Out of the Archive: Process and Progress

This catalogue was published on the occasion of an exhibition of the same title at Asian American Arts Centre (AAAC ) that took place between September 18 – October 30, 2009, based on the digital archive, artasiamerica.org. This digital archive consists of 10% of the total 1,500 Asian American artists entries in AAAC’s original archive, which reflects important artists exhibited by AAAC since 1983. For the exhibition, guest curator Angel Velasco Shaw selected four artists from a review of the 160 artists in artasiamerica.org. 
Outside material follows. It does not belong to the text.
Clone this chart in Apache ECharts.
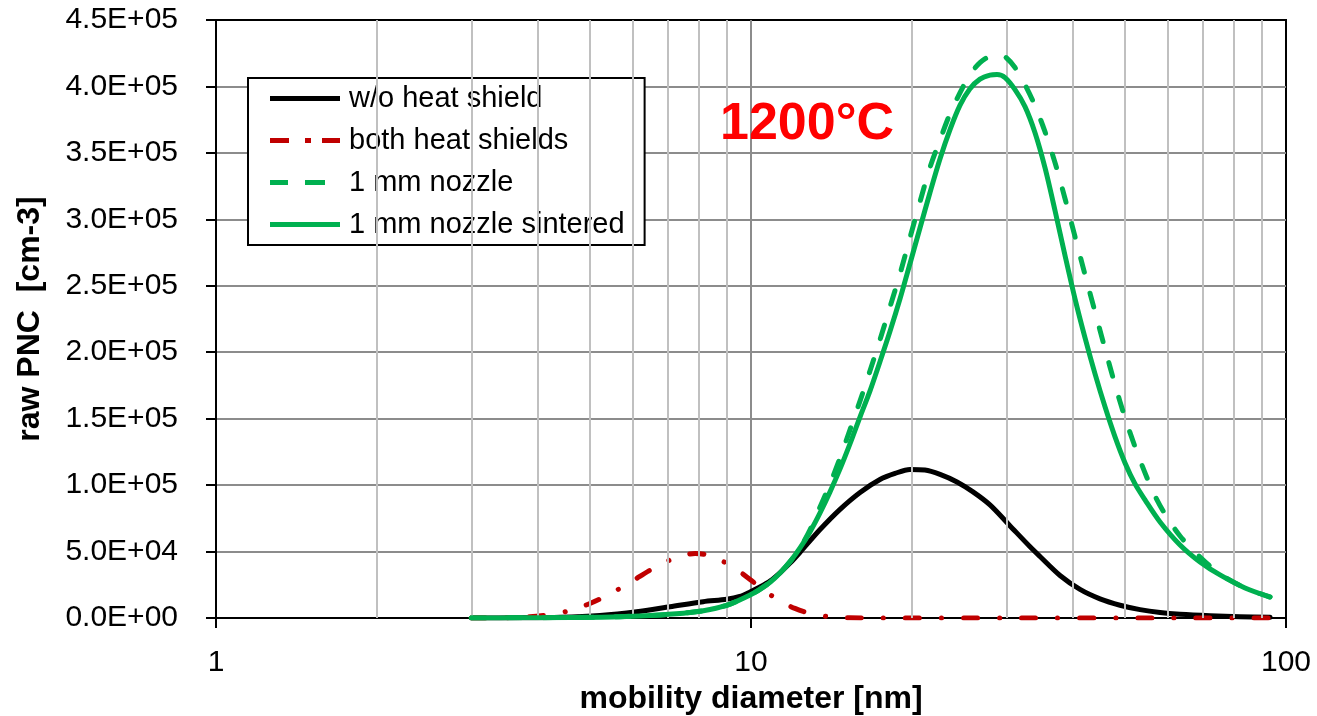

The printed catalogue was edited and coordinated by Sarita Echavez See who chose four writers/literary scholars to review the artists’ work: Karen Su, Karlyn Koh, and Jan Christian Bernabe. The essays shed light on these artists in a variety of ways such as: the artists’ relationship to the work that they exhibited at AAAC in the past; the critique and contextualization of their current work; and the national and international context for these artists’ creative production. These essays launch an investigation into the shifting rhetorics of art criticism and cultural criticism. The goal – open up a critical dialogue for these artists/art works and a critical language for engaging more substantively with Asian American art. (Excerpt from AAAC’s summary).

This title is included in “Holding Space: A Shortlist Exploring the Complexity of Asian American Identity”. Publications that address the complexities of the Asian American and Asian diasporic experience in the field of contemporary art are few and far between. As an organization based in the U.S. and serving a diasporic Asian community, we have experienced firsthand both the desire for knowledge in this space as well as the frustration due to its paucity. “​​Holding Space” is a shortlist composed of a selection of publications housed at our reading room that begins to redress this scarcity. This list is by no means exhaustive; rather, it represents the start of a continued commitment to fill this gap.